Il dibattito sulla usability ha avuto l'importantissimo merito di spingerci ad uscire dagli autocompiacimenti tecnologici per ricordarci che ogni nostra scelta deve essere giustificata in quanto risposta ottimizzata alle esigenze dell'utente. In questo encomiabile sforzo la usability ha però dovuto lasciare da parte l'emittente, il promotore dell'intervento, che, nell'attività progettuale, sembra dover restare sullo sfondo come "motore immobile" dell'iniziativa. Lo Style Aware Design ci chiede ora di prenderci carico delle esigenze di tutti i soggetti della comunicazione: promotori dell'intervento, gestori e utenti, trovando il modo per armonizzare le loro esigenze di espressione.

Si tratta di un diverso approccio progettuale alla comunicazione digitale: al centro del processo non ci sarà più l'artefatto, ma l'interazione comunicativa. È un assunto che ha implicazioni molto forti sui processi di progettazione, perché trasforma profondamente il sistema di valori del designer: si preoccuperà del fatto che i soggetti comunichino bene, almeno quanto in passato si è preoccupato di realizzare artefatti che si usassero bene.

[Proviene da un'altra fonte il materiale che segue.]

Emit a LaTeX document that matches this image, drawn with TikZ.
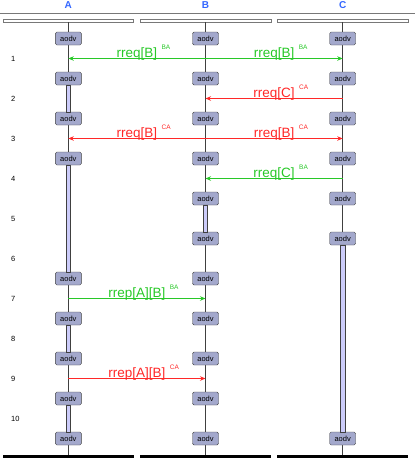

Gli aspetti caratterizzanti questo approccio progettuale, esplorati nei capitoli precedenti, sono sintetizzabili nel modo seguente:

* lo Style Aware Design nasce dall'esigenza di sostenere l'espressione dello stile comunicativo dei soggetti che animano l' altrove digitale, in modo da contrastare le perdite di qualità e di controllo umano connesse alle nuove tecnologie;

* si propone di soddisfare in modo integrato esigenze funzionali, ma anche espressive sia sul piano individuale che sociale, ha cioè caratteristica di "arte pratica";

* ha come dominio progettuale l'ideazione di strategie comunicative e dei sistemi digitali e fisici necessari per supportarle;

* in ogni intervento attribuisce carattere di priorità alla tutela e alla valorizzazione dello stile di comunicazione proprio del soggetti umani coinvolti e considera fulcro del percorso progettuale l'ideazione dello stile dell'interazione comunicativa;

* si prende carico di responsabilità sociali e crea terreni fertili per facilitare l'impiego delle nuove tecnologie per il miglioramento della vita quotidiana.